Mainly washability - I still sometimes slop oil on the stones and as mentioned in another comment, the only good way I know of to get oil out of my (porous) stones is to burn it out (I did try washing with Dawn once and it took several hours dry baking to get the “Dawn-y” smell out).

The other aspect is that I don’t care if I have perfectly circular pizza and often go with more of a rectangle, and 16x24 inch rectangular steels would have about 1.9x the surface area of my 16 inch circular stones. Although someone probably makes a 16x24 rectangular stone, too - but I’d still strongly prefer something I can just wash with soapy water.
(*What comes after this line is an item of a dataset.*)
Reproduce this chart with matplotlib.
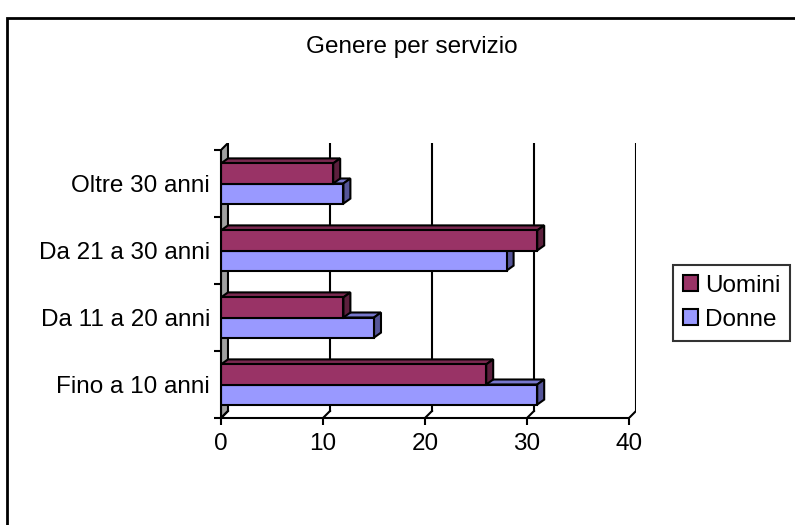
import matplotlib.pyplot as plt
from matplotlib.patches import Polygon, Rectangle, Patch

# dati
categorie = ['Fino a 10 anni', 'Da 11 a 20 anni', 'Da 21 a 30 anni', 'Oltre 30 anni']
uomini = [26, 12, 31, 11]
donne = [31, 15, 28, 12]
x_ticks = [0, 10, 20, 30, 40]

plt.rcParams['font.family'] = ['Liberation Sans', 'DejaVu Sans']

fig = plt.figure(figsize=(7.95, 5.25), dpi=100)
W, H = 795, 525
LW = 1.5

# area del grafico (in pixel: fronte da x=221 a 630, y da 150 a 418)
ax = fig.add_axes([221 / W, 1 - 418 / H, 415 / W, 275 / H])
px_x = 409 / 40
px_y = 268 / 4
dx = 7 / px_x      # profondita' delle pareti
dy = 7 / px_y
bdx = 7 / px_x     # profondita' delle barre
bdy = 5 / px_y
xmax = x_ticks[-1]
n = len(categorie)
ax.set_xlim(0, xmax + dx)
ax.set_ylim(-0.5, n - 0.5 + dy)

# parete sinistra grigia
ax.add_patch(Polygon([(0, -0.5), (dx, -0.5 + dy), (dx, n - 0.5 + dy), (0, n - 0.5)], closed=True,
                     facecolor='#a0a0a0', edgecolor='black', lw=LW, zorder=1))
# griglia sulla parete di fondo + bordi del pavimento
for v in x_ticks[1:]:
    ax.plot([v + dx, v + dx], [-0.5 + dy, n - 0.5 + dy], color='black', lw=LW, zorder=1)
for v in x_ticks:
    ax.plot([v, v + dx], [-0.5, -0.5 + dy], color='black', lw=LW, zorder=1)

h = 0.3
serie = [(donne, -0.15, '#9999FF', '#7777cc', '#555599'),
         (uomini, 0.15, '#993366', '#7a2950', '#5c1f3d')]
for valori, off, fc, top_c, side_c in serie:
    for i, v in enumerate(valori):
        y0 = i + off - h / 2
        y1 = i + off + h / 2
        ax.add_patch(Polygon([(0, y1), (bdx, y1 + bdy), (v + bdx, y1 + bdy), (v, y1)],
                             closed=True, facecolor=top_c, edgecolor='black', lw=LW, zorder=3))
        ax.add_patch(Polygon([(v, y0), (v, y1), (v + bdx, y1 + bdy), (v + bdx, y0 + bdy)],
                             closed=True, facecolor=side_c, edgecolor='black', lw=LW, zorder=3))
        ax.add_patch(Rectangle((0, y0), v, h, facecolor=fc, edgecolor='black', lw=LW, zorder=4))

for s in ['top', 'right']:
    ax.spines[s].set_visible(False)
ax.spines['bottom'].set_bounds(0, xmax)
ax.spines['left'].set_bounds(-0.5, n - 0.5)
for s in ['bottom', 'left']:
    ax.spines[s].set_linewidth(LW)
    ax.spines[s].set_zorder(5)
ax.patch.set_visible(False)

ax.set_xticks(x_ticks)
ax.set_xticklabels([str(t) for t in x_ticks], fontsize=17.5)
ax.tick_params(axis='x', length=5, width=LW, pad=6)
ax.set_yticks(range(n))
ax.set_yticklabels(categorie, fontsize=17.5)
ax.tick_params(axis='y', which='major', length=0, pad=8)
ax.set_yticks([i - 0.5 for i in range(n + 1)], minor=True)
ax.tick_params(axis='y', which='minor', length=5, width=LW)

fig.text(412 / W, 1 - 47 / H, 'Genere per servizio', fontsize=17.5, ha='center', va='center')

# legenda
handles = [Patch(facecolor='#993366', edgecolor='black', lw=LW, label='Uomini'),
           Patch(facecolor='#9999FF', edgecolor='black', lw=LW, label='Donne')]
leg = fig.legend(handles=handles, loc='upper left', bbox_to_anchor=(673 / W, 1 - 265 / H),
                 fontsize=17.5, frameon=True, fancybox=False, borderpad=0.4,
                 handlelength=0.62, handleheight=0.62, handletextpad=0.3,
                 labelspacing=0.5, borderaxespad=0)
leg.get_frame().set_edgecolor('black')
leg.get_frame().set_linewidth(LW)

# cornice esterna
fig.patches.append(Rectangle((7 / W, -0.05), 1.1, 1 - 18 / H + 0.05, transform=fig.transFigure,
                             fill=False, edgecolor='black', lw=2))

fig.savefig('out.png', dpi=100)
from the steel plate buying guide

Why Steel?

For some styles of pizza, bake time is the most important ingredient. As a pizza bakes, heat both causes the water in the dough to boil, creating rapidly expanding steam, and heat expands the gas already present in the dough that was previously formed during fermentation. The greater amount of heat that can be applied, the faster the steam/gas expands, the greater the oven spring, the puffier the texture.

Steel’s superior conductivity to traditional ceramic materials allows it to transfer heat at a faster rate for a quicker bottom bake. At typical home oven temps, ceramic materials can’t bake pizzas much faster than around 8 minutes. With thick enough steel plate, at those same temps, the bake time can be cut to as little as 3 minutes- with dramatically superior results.